Former Director of National Intelligence Admiral Dennis Blair called Guantanamo “a rallying cry for terrorist recruitment and harmful to our national security.” Former Secretary of Defense Robert Gates told President Bush that Guantanamo was a “national security liability” and advised him to close it down.
Major General Michael Lehnert, who was tasked with standing up the prison in 2002, said Guantanamo cost us the moral high ground in the war. Former Chairman of the Joint Chiefs Admiral Mike Mullen said that Guantanamo has been “a recruiting symbol for our enemies.” General Colin Powell said he would close it “not tomorrow; this afternoon.” The late Sen. John McCain said it would be “an act of moral courage” to find a way to shutter the prison.
And just last month, under the auspices of the Center for Ethics and the Rule of Law, a working group that includes two former heads of the Guantanamo military commissions and one of its chief prosecutors, issued a comprehensive report that not only recommended closing the prison but also condemned its continued operation as “an ongoing threat to US national security.”
The working group joins a chorus of five defense secretaries, eight secretaries of state, six national security advisors, five chairmen of the Joint Chiefs of Staff, and dozens of retired generals and admirals who have concluded that Guantanamo and the military commissions designed to try prisoners there are irredeemably tainted by the history of torture and cruelty that was American policy under the Bush administration.
Indeed, the loudest and most persistent calls to close the prison have come not from human rights and civil liberties groups but from senior US defense, law enforcement, intelligence, and diplomatic officials – people with a 360-degree view of the costs and benefits of Guantanamo. They know that our national security is best served by closing it.
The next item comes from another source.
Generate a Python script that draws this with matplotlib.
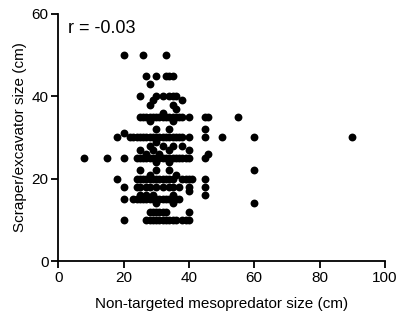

And yet, Guantanamo remains open. Former President Barack Obama, who made the most serious public commitment to close the prison and developed the clearest exit strategy, was stymied both by congressional action and by his own administration’s loss of nerve in the face of political headwinds. Today, more than 20 years after the United States transferred the first prisoners to Guantanamo, it’s not only the prisoners who are trapped there. It’s our cage, too.
And the costs of being stuck there are enormous: loss of US moral authority, particularly acute now amid the global contest between democracy and authoritarianism; free propaganda for America’s enemies; lack of closure and accountability for the worst terrorist attacks in US history. All this comes at a cost to the American taxpayers of about $540 million a year to maintain the prison. The improvised detention and trial experiment at what Donald Rumsfeld glibly called “the least worst” place to warehouse prisoners in the war on terror has been a moral, legal, strategic, and financial sinkhole for our country.
It’s welcome news that President Joe Biden, having come into office promising to finally close Guantanamo, is quietly reenergizing the drive to get it done. In September, he appointed a new envoy to work exclusively on negotiating host country arrangements for the prisoners cleared for transfer out of Guantanamo. He has also signaled that his administration will not stand in the way of plea negotiations in the cases of the five 9/11 conspirators. Given the sclerotic military commission process, plea deals appear at this point to be the only viable path to resolving these cases and securing justice for the families of 9/11 victims.
We often talk about who we are as a nation, but who we are cannot be separated from what we do. In a recent meeting about strategies for holding Russians accountable for atrocities in Ukraine, Ukrainian war crimes prosecutors said they had studied American mistakes – torture and indefinite detention, to name a couple – and sought to learn from and avoid them. This is the legacy of Guantanamo. As the president who brought US involvement in the war in Afghanistan to an end, it is fitting that Biden should be the one to expunge that legacy and restore America’s reputation for justice and the rule of law. The question is not why or if, but how.
Among the challenges facing our country today, closing Guantanamo is far from the most complex. While it may be politically complicated – critics of the administration will undoubtedly try to exploit the effort to score political points – it is not rocket science. Of the nearly 800 men who have passed through the prison, only 36 detainees remain. Two have been convicted by military commissions and 10 others are awaiting trial; three more are being held without charge; and the remaining 21 have been recommended for transfer.
At this point, closing the prison is a risk management exercise, and the risk is clearly manageable. With leadership and persistence from the president, we can finally escape from Guantanamo.